Soon after the USSR’s implosion David Remnick, now editor of the New Yorker, wrote a fascinating piece for the New York Review of Books on why the collapse came as a surprise to American “experts.” He concluded not that they were apologists for the regime, but that they just didn’t know very much about it, despite their best efforts. The period’s academic journals, through the usual more professorially contorted process, eventually came to a similar consensus. I suspect the overall situation has not changed.
So, will Mark Adomani… give honor where honor is due? Will he publicly say VDH was right and he was wrong… in order that Mark Adomani be more correct in the future… because not doing so causes the reverse.

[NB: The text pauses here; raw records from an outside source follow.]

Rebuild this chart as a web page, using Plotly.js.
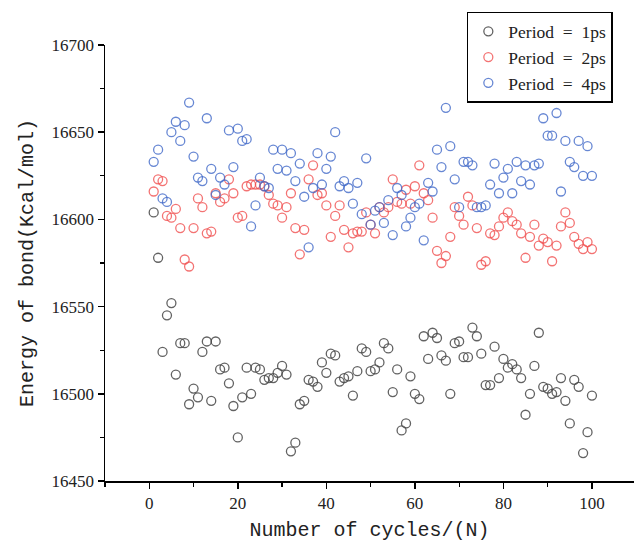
<!DOCTYPE html>
<html>
<head>
<meta charset="utf-8">
<script src="https://cdn.plot.ly/plotly-3.0.1.min.js"></script>
<style>html,body{margin:0;padding:0;background:#fff;}#chart{width:636px;height:544px;}</style>
</head>
<body>
<div id="chart"></div>
<script>
const cycles = Array.from({length: 100}, (_, i) => i + 1);

const period1ps = [
16604,16578,16524,16545,16552,16511,16529,16529,16494,16503,
16498,16524,16530,16496,16530,16514,16515,16506,16493,16475,
16498,16515,16500,16515,16514,16508,16509,16509,16512,16516,
16511,16467,16472,16494,16496,16508,16507,16504,16518,16512,
16523,16522,16507,16509,16510,16499,16513,16526,16524,16513,
16514,16518,16529,16526,16501,16514,16479,16483,16510,16500,
16497,16533,16520,16535,16532,16522,16519,16500,16529,16530,
16521,16521,16538,16533,16523,16505,16505,16527,16509,16520,
16515,16517,16514,16509,16488,16500,16516,16535,16504,16503,
16500,16501,16509,16496,16483,16508,16504,16466,16478,16499];

const period2ps = [
16616,16623,16622,16602,16601,16606,16595,16577,16573,16595,
16612,16607,16592,16593,16615,16610,16612,16623,16615,16601,
16602,16619,16620,16620,16620,16619,16614,16609,16608,16601,
16607,16615,16595,16580,16594,16623,16631,16614,16615,16608,
16590,16602,16608,16594,16584,16592,16593,16593,16604,16597,
16592,16607,16604,16607,16623,16610,16609,16617,16609,16619,
16631,16615,16611,16601,16582,16575,16579,16590,16607,16602,
16597,16613,16608,16595,16574,16576,16592,16591,16596,16601,
16604,16599,16597,16592,16578,16590,16597,16585,16589,16587,
16576,16585,16596,16604,16598,16590,16586,16583,16587,16583];

const period4ps = [
16633,16640,16612,16610,16650,16656,16645,16654,16667,16636,
16624,16622,16658,16629,16614,16624,16620,16651,16630,16652,
16645,16646,16596,16608,16624,16619,16618,16640,16629,16640,
16628,16638,16622,16632,16613,16584,16618,16638,16620,16629,
16636,16650,16619,16622,16618,16609,16621,16603,16635,16597,
16605,16607,16598,16611,16591,16618,16614,16596,16601,16607,
16609,16588,16621,16616,16640,16630,16664,16642,16623,16607,
16633,16633,16631,16607,16607,16608,16620,16632,16615,16624,
16629,16615,16633,16622,16631,16620,16631,16632,16658,16648,
16648,16661,16616,16645,16633,16630,16645,16625,16642,16625];

const seriesNames = ['Period\u2002=\u20021ps', 'Period\u2002=\u20022ps', 'Period\u2002=\u20024ps'];
const seriesColors = ['rgba(70,70,70,0.85)', 'rgba(240,80,80,0.8)', 'rgba(65,105,200,0.8)'];
const seriesValues = [period1ps, period2ps, period4ps];

const traces = seriesValues.map((vals, k) => ({
  type: 'scatter',
  mode: 'markers',
  x: cycles,
  y: vals,
  name: seriesNames[k],
  marker: {symbol: 'circle-open', size: 9, color: seriesColors[k], line: {width: 1.3, color: seriesColors[k]}}
}));

const axisFont = {family: 'Liberation Serif', size: 17, color: '#222'};
const titleFont = {family: 'Liberation Mono', size: 20, color: '#222'};

const layout = {
  width: 636, height: 544,
  margin: {l: 105, r: 2, t: 45, b: 63},
  paper_bgcolor: '#fff', plot_bgcolor: '#fff',
  showlegend: true,
  legend: {
    x: 0.684, y: 1.0757, xanchor: 'left', yanchor: 'top',
    bordercolor: '#000', borderwidth: 1.5, bgcolor: '#fff',
    font: {family: 'Liberation Serif', size: 17.5, color: '#222'},
    tracegroupgap: 0, itemwidth: 30
  },
  xaxis: {
    range: [-10, 109.5], showgrid: false, zeroline: false,
    showline: true, linecolor: '#000', linewidth: 1.5,
    ticks: 'outside', ticklen: 6, tickwidth: 1.5, tickcolor: '#000',
    tick0: 0, dtick: 20, tickfont: axisFont,
    minor: {ticks: 'outside', ticklen: 4, tickwidth: 1.2, tickcolor: '#000', dtick: 10, tick0: 0, showgrid: false},
    title: {text: 'Number of cycles/(N)', font: titleFont, standoff: 10}
  },
  yaxis: {
    range: [16450, 16700], showgrid: false, zeroline: false,
    showline: true, linecolor: '#000', linewidth: 1.5,
    ticks: 'outside', ticklen: 6, tickwidth: 1.5, tickcolor: '#000',
    tick0: 16450, dtick: 50, tickformat: 'd', tickfont: axisFont,
    minor: {ticks: 'outside', ticklen: 4, tickwidth: 1.2, tickcolor: '#000', dtick: 25, showgrid: false},
    title: {text: 'Energy of bond(Kcal/mol)', font: titleFont, standoff: 12}
  }
};

Plotly.newPlot('chart', traces, layout, {displayModeBar: false, staticPlot: true});
</script>
</body>
</html>
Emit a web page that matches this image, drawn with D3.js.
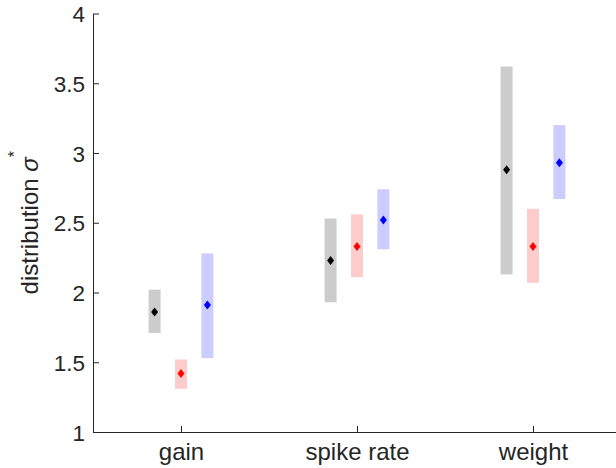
<!DOCTYPE html>
<html>
<head>
<meta charset="utf-8">
<script src="https://cdn.jsdelivr.net/npm/d3@7"></script>
<style>
  body { margin: 0; background: #fff; }
  svg { display: block; font-family: "Liberation Sans", Arial, sans-serif; }
</style>
</head>
<body>
<svg id="chart" width="616" height="468"></svg>
<script>
// Categories and tick labels
var categories = ['gain', 'spike rate', 'weight'];
var yTicks = [1, 1.5, 2, 2.5, 3, 3.5, 4];

// Three series per category: median (marker) and range (bar)
var seriesNames = ['black', 'red', 'blue'];
var seriesColors = ['#000000', '#ff0000', '#0000ff'];
var seriesFills = ['#cccccc', '#ffcccc', '#ccccff'];

var medBlack = [1.86, 2.23, 2.88];
var lowBlack = [1.71, 1.93, 2.13];
var highBlack = [2.02, 2.53, 3.62];

var medRed = [1.42, 2.33, 2.33];
var lowRed = [1.31, 2.11, 2.07];
var highRed = [1.52, 2.56, 2.60];

var medBlue = [1.91, 2.52, 2.93];
var lowBlue = [1.53, 2.31, 2.67];
var highBlue = [2.28, 2.74, 3.20];

var meds = [medBlack, medRed, medBlue];
var lows = [lowBlack, lowRed, lowBlue];
var highs = [highBlack, highRed, highBlue];

var axisColor = '#262626';
// plot edges (right edge falls outside the window, as in the original)
var plotLeft = 93, plotTop = 13.5, plotBottom = 432, plotRight = 621;

var svg = d3.select('#chart');

var x = d3.scalePoint()
  .domain(categories)
  .range([plotLeft, plotRight])
  .padding(0.5);

var y = d3.scaleLinear()
  .domain([1, 4])
  .range([plotBottom, plotTop]);

var offset = 0.15 * x.step();
var barWidth = 12;

// Bars and markers
seriesNames.forEach(function(name, s) {
  var g = svg.append('g').attr('class', 'series-' + name);
  var rows = categories.map(function(c, i) {
    return {cat: c, lo: lows[s][i], hi: highs[s][i], med: meds[s][i]};
  });

  g.selectAll('rect')
    .data(rows)
    .enter()
    .append('rect')
    .attr('x', function(d) { return x(d.cat) + (s - 1) * offset - barWidth / 2; })
    .attr('y', function(d) { return y(d.hi); })
    .attr('width', barWidth)
    .attr('height', function(d) { return y(d.lo) - y(d.hi); })
    .attr('fill', seriesFills[s]);

  g.selectAll('path')
    .data(rows)
    .enter()
    .append('path')
    .attr('transform', function(d) {
      return 'translate(' + (x(d.cat) + (s - 1) * offset) + ',' + y(d.med) + ')';
    })
    .attr('d', 'M0,-4.5L3.5,0L0,4.5L-3.5,0Z')
    .attr('fill', seriesColors[s]);
});

// Y axis (ticks inward)
var yAxis = svg.append('g')
  .attr('transform', 'translate(' + plotLeft + ',0)')
  .call(d3.axisLeft(y).tickValues(yTicks).tickSizeInner(-6).tickSizeOuter(0)
    .tickFormat(function(d) { return String(d); }));

// X axis (ticks inward)
var xAxis = svg.append('g')
  .attr('transform', 'translate(0,' + plotBottom + ')')
  .call(d3.axisBottom(x).tickSizeInner(-6).tickSizeOuter(0));

[yAxis, xAxis].forEach(function(a) {
  a.attr('font-size', null).attr('font-family', null);
  a.select('.domain').attr('stroke', axisColor).attr('stroke-width', 1);
  a.selectAll('.tick line').attr('stroke', axisColor);
  a.selectAll('.tick text').attr('fill', axisColor);
});
yAxis.selectAll('.tick text').attr('x', -8).attr('dy', '0.36em').style('font-size', '22.5px');
xAxis.selectAll('.tick text').attr('y', 11).attr('dy', '0.71em').style('font-size', '24px');

// Y label
var label = svg.append('text')
  .attr('transform', 'translate(38,' + ((plotTop + plotBottom) / 2) + ') rotate(-90)')
  .attr('text-anchor', 'middle')
  .attr('fill', axisColor)
  .style('font-size', '24px');
label.append('tspan').text('distribution ');
label.append('tspan').attr('font-style', 'italic').text('σ');
label.append('tspan').attr('dy', -18).style('font-size', '16px').text('*');
</script>
</body>
</html>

Time is a slow motion truth detection machine, is it not?
It takes a lot of expensive reality-distortion-machine-work… to deny truth evidenced over time, but hey — that’s the progressive world view, is it not?
The Tragic World View, by comparison, is very cost effective. Simply recognize truth over time, and let that truth be believed (i.e. Islamo-Nazi hatred of Jews… usually ends up in bad manifestations. Thuggery in Eastern Europe must be disapproved, not coddled… that kind of thing.)
What about the bullheaded and illogical insistence that the Ukraine turn over its ballistic missiles for secure borders with Russia? Would Russia remain thuggish in its desires to see a destabilized Ukraine if we gave those weapons back? If this chap is still unsure as to whether Putin is a thug or not, what would his reaction be to a president of the U.S. that ordered his police to publicly whip a girl band? I didn’t see an argument there that convinced me of the merits of coddling thugs, though he says he’s familiar with all that. Abandoning ballistic missile defense in Eastern Europe would make us BFFs, then? Naturally, all this leads to the admission of “Obama as a persistent and forceful advocate of American power” — a power vacuum.
And lets not forget this exchange during the final Presidential debate – Oct 2012 -” Gov. Romney, I’m glad that you recognize that al-Qaida is a threat, because a few months ago when you were asked what’s the biggest geopolitical threat facing America, you said Russia, not al-Qaida. You said Russia … the 1980s, they’re now calling to ask for their foreign policy back because, you know, the Cold War’s been over for 20 years,” Obama said.
He went on to further demean Romney with comments about boats that can submerge and others launch aircraft.